Nairobi Jubilee gubernatorial aspirant Peter Kenneth has vowed to be on the ballot in the August 8 elections despite his opponent, Mike Sonko, being declared the winner in the party nominations.
Mr Kenneth said the nomination process was marred with well-planned indiscretions tailored to support his opponent and accused senior Jubilee party operatives of manipulating the elections.
“It is not over until it is over! I did not lose, the elections were stolen through a very organised and painstaking process,” he said, adding that since 93 candidates in Nairobi are appealing to the party’s tribunal regarding the nominations results, it depicts the high levels of irregularities in the process.
“Voters imported from Machakos and Kitengela were doing circular voting all around the constituencies. I tried contacting the party leaders but they were all unreachable,” he added.

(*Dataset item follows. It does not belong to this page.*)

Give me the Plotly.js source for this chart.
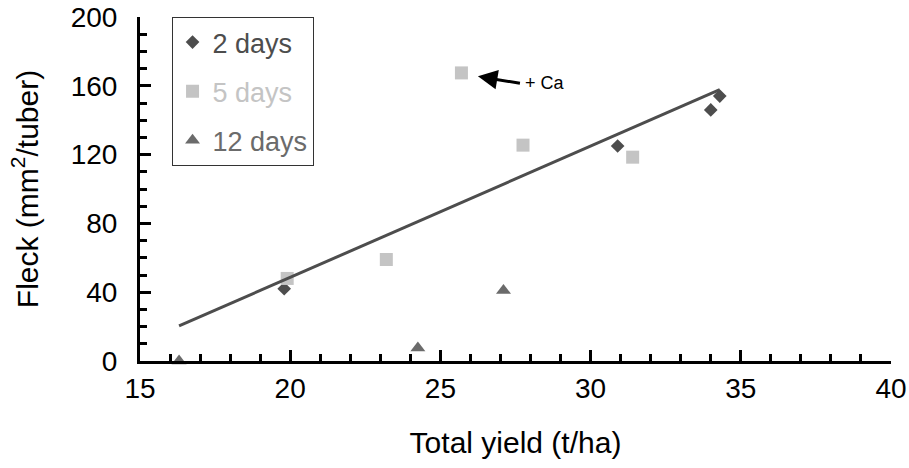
<!DOCTYPE html>
<html>
<head>
<meta charset="utf-8">
<script src="https://cdn.plot.ly/plotly-3.0.1.min.js"></script>
<style>
  html, body { margin: 0; padding: 0; background: #ffffff; }
  #chart { width: 909px; height: 468px; }
</style>
</head>
<body>
<div id="chart"></div>
<script>
// Fleck area vs total yield, by storage duration
const days2X  = [19.8, 30.9, 34.0, 34.3];
const days2Y  = [42, 125, 146, 154];
const days5X  = [19.9, 23.2, 25.7, 27.75, 31.4];
const days5Y  = [48, 59, 167.5, 125.5, 118.5];
const days12X = [16.3, 24.25, 27.1];
const days12Y = [0, 7.5, 41];

// Linear trend line (fleck = slope * yield + intercept)
const trendSlope = 7.636;
const trendIntercept = -104.1;

const seriesNames = ['2 days', '5 days', '12 days'];
const xTicks = [15, 20, 25, 30, 35, 40];
const yTicks = [0, 40, 80, 120, 160, 200];

const FONT = 'Arial, "Liberation Sans", sans-serif';
const C2 = '#4d4d4d', C5 = '#c4c4c4', C12 = '#6b6b6b';

const allX = days2X.concat(days5X, days12X);
const xMin = Math.min(...allX), xMax = Math.max(...allX);
const trendX = [xMin, xMax];
const trendY = trendX.map(v => trendSlope * v + trendIntercept);

const traces = [
  {
    x: days2X, y: days2Y, type: 'scatter', mode: 'markers',
    name: '<span style="color:' + C2 + '">' + seriesNames[0] + '</span>',
    legendgroup: 'a',
    marker: { symbol: 'diamond', size: 10.5, color: C2 },
    cliponaxis: false
  },
  {
    x: days5X, y: days5Y, type: 'scatter', mode: 'markers',
    name: '<span style="color:' + C5 + '">' + seriesNames[1] + '</span>',
    legendgroup: 'b',
    marker: { symbol: 'square', size: 13, color: C5 },
    cliponaxis: false
  },
  {
    x: days12X, y: days12Y, type: 'scatter', mode: 'markers',
    name: '<span style="color:' + C12 + '">' + seriesNames[2] + '</span>',
    legendgroup: 'c',
    marker: { symbol: 'triangle-up', size: 13, color: C12 },
    cliponaxis: false
  },
  {
    x: trendX, y: trendY, type: 'scatter', mode: 'lines',
    showlegend: false, hoverinfo: 'skip',
    line: { color: C2, width: 3 }
  }
];

const layout = {
  width: 909, height: 468,
  margin: { l: 140, r: 18, t: 17, b: 107 },
  paper_bgcolor: '#ffffff', plot_bgcolor: '#ffffff',
  font: { family: FONT, color: '#000000' },
  showlegend: true,
  legend: {
    x: 0.042, y: 1.0, xanchor: 'left', yanchor: 'top',
    bgcolor: '#ffffff', bordercolor: '#333333', borderwidth: 1,
    font: { family: FONT, size: 27 },
    tracegroupgap: 11
  },
  xaxis: {
    range: [15, 40], tickmode: 'array', tickvals: xTicks, ticktext: xTicks.map(String),
    showgrid: false, zeroline: false,
    showline: true, linecolor: '#000000', linewidth: 3,
    ticks: 'inside', ticklen: 11, tickwidth: 3, tickcolor: '#000000',
    minor: { tickmode: 'linear', tick0: 15, dtick: 1, ticks: 'inside', ticklen: 7, tickwidth: 3, tickcolor: '#000000', showgrid: false },
    tickfont: { family: FONT, size: 28, color: '#000000' },
    title: { text: 'Total yield (t/ha)', font: { family: FONT, size: 30, color: '#000000' }, standoff: 30 }
  },
  yaxis: {
    range: [0, 200], tickmode: 'array', tickvals: yTicks, ticktext: yTicks.map(String),
    showgrid: false, zeroline: false,
    showline: true, linecolor: '#000000', linewidth: 3,
    ticks: 'inside', ticklen: 11, tickwidth: 3, tickcolor: '#000000',
    minor: { tickmode: 'linear', tick0: 0, dtick: 10, ticks: 'inside', ticklen: 7, tickwidth: 3, tickcolor: '#000000', showgrid: false },
    tickfont: { family: FONT, size: 28, color: '#000000' },
    ticklabelstandoff: 14,
    title: { text: 'Fleck (mm<sup>2</sup>/tuber)', font: { family: FONT, size: 30, color: '#000000' }, standoff: 24 }
  },
  annotations: [
    {
      x: 26.25, y: 165.5, xref: 'x', yref: 'y',
      text: '+ Ca', showarrow: true,
      xanchor: 'left', yanchor: 'middle',
      ax: 42, ay: 7, axref: 'pixel', ayref: 'pixel',
      borderpad: 4,
      arrowhead: 2, arrowsize: 1.3, arrowwidth: 3, arrowcolor: '#000000',
      font: { family: FONT, size: 18, color: '#000000' }
    }
  ]
};

Plotly.newPlot('chart', traces, layout, { displayModeBar: false, staticPlot: true });
</script>
</body>
</html>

In Uasin Gishu, businessman Zedekiah Bundotich Kiprop (Buzeki) said he was waiting for a verdict from the Jubilee Appeals Tribunal before making his next move.
His wait-and-see attitude is shared by Taita Taveta Governor John Mruttu and Rarieda MP Nicholas Gumbo, who have lodged complaints at the party.
“The appeal tribunal cancelled the results and ordered a repeat exercise. I am waiting for the party to make a decision before announcing what next,” Mruttu said.